Glock barrels are pretty high quality. Their chambers are cut loose as a reliability measure but even with the loose chambers, I've seen some pretty good accuracy. And Glocks don't have unsupported chambers either. The feed ramp removes a tiny fraction of an inch from the 6 o' clock position but other than that the Glock offers support on par with most other brands I have seen. Comparatively, the barrel from my Glock 20 is very similar in design to my HK USP 45 barrel, just looser and with a little less support at the 6 o' clock.

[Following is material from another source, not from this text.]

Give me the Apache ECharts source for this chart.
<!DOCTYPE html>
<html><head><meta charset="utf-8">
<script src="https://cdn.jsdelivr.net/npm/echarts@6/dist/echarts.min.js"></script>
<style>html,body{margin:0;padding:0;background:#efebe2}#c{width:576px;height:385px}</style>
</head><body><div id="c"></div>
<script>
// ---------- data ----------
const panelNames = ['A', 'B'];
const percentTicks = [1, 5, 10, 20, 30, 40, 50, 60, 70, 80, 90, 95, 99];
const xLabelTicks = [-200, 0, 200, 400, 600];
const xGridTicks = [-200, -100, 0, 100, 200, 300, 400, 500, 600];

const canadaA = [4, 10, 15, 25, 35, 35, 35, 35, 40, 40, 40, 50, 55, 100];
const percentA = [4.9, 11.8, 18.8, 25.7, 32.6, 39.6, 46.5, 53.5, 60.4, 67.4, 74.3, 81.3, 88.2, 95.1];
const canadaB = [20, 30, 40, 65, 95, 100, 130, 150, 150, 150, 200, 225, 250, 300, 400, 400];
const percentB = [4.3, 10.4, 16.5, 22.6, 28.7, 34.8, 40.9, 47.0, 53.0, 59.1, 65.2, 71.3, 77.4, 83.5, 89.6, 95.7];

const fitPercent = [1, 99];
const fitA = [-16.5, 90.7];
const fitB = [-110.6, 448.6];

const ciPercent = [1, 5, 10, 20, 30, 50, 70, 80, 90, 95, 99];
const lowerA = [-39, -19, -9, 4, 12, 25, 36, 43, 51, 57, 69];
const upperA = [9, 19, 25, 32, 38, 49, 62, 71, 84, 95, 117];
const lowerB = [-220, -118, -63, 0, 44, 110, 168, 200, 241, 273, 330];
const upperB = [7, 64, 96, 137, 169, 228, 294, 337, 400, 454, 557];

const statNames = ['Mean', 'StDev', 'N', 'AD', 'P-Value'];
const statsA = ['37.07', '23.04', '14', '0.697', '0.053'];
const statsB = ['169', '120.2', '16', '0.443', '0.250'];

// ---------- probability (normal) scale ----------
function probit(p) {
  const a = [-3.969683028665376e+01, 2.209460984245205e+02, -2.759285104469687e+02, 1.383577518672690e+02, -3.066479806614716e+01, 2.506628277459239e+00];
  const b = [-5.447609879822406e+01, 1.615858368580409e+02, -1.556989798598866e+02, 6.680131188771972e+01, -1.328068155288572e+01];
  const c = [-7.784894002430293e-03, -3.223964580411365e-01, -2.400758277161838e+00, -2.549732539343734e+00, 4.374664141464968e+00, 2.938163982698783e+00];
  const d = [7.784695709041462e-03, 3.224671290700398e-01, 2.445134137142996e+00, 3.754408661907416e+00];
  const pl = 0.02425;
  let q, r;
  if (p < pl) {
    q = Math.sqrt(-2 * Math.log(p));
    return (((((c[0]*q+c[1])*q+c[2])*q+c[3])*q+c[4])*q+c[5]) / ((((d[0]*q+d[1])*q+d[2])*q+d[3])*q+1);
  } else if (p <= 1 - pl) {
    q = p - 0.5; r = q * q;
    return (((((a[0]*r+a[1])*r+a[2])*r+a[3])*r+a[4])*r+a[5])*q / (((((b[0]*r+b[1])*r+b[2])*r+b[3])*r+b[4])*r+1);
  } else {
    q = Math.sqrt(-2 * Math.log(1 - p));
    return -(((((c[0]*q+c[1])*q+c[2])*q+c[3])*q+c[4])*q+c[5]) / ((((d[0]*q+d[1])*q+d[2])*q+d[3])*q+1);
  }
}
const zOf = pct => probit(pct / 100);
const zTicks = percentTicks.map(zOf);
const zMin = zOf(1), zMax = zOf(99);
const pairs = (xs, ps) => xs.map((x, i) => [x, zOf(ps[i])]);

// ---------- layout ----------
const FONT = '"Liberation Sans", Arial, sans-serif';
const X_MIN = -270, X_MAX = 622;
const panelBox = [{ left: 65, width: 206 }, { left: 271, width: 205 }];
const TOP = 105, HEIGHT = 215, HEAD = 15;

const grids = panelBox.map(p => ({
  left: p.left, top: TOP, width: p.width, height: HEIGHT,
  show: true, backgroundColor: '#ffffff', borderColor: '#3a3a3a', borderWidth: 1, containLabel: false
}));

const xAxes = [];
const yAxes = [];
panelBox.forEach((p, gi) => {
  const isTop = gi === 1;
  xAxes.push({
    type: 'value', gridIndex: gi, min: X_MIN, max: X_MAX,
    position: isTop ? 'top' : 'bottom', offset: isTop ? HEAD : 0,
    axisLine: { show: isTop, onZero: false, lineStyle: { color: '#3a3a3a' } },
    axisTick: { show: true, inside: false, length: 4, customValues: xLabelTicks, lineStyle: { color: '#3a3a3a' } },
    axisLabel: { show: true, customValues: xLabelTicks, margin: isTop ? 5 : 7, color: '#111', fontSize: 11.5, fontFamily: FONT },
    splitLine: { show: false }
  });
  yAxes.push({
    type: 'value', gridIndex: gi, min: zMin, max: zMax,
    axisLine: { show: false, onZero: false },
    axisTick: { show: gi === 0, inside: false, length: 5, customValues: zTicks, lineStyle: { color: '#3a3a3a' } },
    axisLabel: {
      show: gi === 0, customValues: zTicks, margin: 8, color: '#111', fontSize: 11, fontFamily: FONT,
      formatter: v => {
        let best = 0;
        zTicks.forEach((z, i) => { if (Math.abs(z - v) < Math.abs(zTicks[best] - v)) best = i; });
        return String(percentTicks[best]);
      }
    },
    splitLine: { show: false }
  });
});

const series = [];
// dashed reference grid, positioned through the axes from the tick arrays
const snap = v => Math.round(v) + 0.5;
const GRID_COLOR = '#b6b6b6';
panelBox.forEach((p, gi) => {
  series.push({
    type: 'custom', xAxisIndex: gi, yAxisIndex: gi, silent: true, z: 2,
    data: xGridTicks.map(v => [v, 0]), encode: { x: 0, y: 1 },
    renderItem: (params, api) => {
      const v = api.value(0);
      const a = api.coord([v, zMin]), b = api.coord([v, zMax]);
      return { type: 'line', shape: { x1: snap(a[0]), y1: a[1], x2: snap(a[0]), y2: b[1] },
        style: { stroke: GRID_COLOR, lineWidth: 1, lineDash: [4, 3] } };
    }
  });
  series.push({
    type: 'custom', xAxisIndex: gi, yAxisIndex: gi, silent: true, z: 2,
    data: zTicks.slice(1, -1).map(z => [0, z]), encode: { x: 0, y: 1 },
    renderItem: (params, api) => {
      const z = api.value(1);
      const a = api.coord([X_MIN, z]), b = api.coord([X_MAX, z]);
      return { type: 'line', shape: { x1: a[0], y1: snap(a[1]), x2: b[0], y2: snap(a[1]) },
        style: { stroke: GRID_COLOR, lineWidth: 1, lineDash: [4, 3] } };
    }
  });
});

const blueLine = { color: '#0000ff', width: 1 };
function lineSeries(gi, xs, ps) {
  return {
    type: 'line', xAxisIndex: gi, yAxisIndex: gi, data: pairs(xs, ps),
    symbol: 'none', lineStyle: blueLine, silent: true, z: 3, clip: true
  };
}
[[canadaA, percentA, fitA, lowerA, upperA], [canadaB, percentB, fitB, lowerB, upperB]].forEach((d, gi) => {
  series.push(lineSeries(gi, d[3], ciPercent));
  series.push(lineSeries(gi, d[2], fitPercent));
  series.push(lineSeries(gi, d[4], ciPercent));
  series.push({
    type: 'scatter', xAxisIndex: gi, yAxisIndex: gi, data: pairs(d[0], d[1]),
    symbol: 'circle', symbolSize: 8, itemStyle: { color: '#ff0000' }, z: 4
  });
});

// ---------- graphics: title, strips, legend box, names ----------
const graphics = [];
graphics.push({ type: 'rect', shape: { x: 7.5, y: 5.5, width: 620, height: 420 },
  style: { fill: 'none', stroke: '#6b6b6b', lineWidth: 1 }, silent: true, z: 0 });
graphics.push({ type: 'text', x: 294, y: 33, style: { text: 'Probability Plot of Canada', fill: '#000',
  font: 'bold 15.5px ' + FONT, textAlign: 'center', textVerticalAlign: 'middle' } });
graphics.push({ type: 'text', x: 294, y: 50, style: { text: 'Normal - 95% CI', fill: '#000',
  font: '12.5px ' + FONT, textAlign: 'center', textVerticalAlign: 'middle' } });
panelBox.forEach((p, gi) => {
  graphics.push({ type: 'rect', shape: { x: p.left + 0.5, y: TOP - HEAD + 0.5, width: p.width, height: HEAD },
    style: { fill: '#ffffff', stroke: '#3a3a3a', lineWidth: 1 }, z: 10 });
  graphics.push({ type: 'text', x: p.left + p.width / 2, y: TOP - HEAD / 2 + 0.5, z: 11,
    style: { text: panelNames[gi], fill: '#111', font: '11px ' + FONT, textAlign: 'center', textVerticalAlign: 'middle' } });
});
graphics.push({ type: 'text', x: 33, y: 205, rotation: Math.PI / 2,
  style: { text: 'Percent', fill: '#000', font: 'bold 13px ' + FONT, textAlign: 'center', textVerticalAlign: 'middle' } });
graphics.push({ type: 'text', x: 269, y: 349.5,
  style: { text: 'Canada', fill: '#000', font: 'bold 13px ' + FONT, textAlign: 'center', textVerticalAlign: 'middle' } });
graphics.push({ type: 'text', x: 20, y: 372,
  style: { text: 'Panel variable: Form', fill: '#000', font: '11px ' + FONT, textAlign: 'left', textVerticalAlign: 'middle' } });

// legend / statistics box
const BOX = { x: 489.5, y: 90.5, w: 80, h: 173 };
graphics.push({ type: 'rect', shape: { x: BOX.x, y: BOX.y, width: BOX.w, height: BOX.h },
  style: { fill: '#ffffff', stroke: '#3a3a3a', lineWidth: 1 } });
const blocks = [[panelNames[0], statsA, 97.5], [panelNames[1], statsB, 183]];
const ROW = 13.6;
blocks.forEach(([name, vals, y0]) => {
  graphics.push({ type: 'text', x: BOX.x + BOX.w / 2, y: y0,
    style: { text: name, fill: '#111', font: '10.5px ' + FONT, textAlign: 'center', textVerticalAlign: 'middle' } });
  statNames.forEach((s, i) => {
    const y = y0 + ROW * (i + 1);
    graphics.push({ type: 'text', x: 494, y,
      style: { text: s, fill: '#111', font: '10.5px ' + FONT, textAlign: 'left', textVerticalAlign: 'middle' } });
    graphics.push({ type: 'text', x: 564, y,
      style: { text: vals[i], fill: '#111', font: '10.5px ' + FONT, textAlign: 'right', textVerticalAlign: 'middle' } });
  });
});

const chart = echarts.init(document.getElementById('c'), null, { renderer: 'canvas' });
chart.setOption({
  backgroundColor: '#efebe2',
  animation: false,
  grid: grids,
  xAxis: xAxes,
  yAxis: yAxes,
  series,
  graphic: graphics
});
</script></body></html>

I don't really see what the big deal is. If you shoot strictly factory ammo, shoot and be happy. If you want to handload and hover near the upper end of a cartridge's potential, and you feel a new barrel might be safer and extend case life, get one. The Glock is fully on par with name brands like SIG and HK in terms of quality and even with the aftermarket barrel, isn't going to cost any more than them.

duncan
January 20, 2006, 02:49 AM
As a mod ofver at GT for years, NEVER heard of or seen a Glock in 10mm ever sustain a kaboom.

I reload a lot of hot loads and I use a 6" KKM target barrel.

Found dozens of cases with splits and cracks. Chamber held the pressure and the rounds went downrange without me even knowing.

Glock upgraded the 10mm barrel for the Glock 20 a couple years ago too.

trueblue1776
January 20, 2006, 03:07 AM
I heard of a solution to Glock barrel problems: Bar-Sto

never heard of .40 S&W +P or +P+, never seen any loading data to suggest there is such a thing.

While we're here, strongest cases for .40 S&W? I like Speer, love Cor-Bon (naturally) and will pretty much load anything yellow. Alot of folks don't like to reload the S&W, but I'm a brass-scrounging tightwad.

RyanM
January 20, 2006, 03:38 AM
The Glock 20 was designed around the 10mm cartridge, while the Glock 22 was simply upscaled from the Glock 17.

And the .40 S&W cartridge, much like the .41 AE, is designed so that 9mm guns can use it with a barrel, slide, and mag change.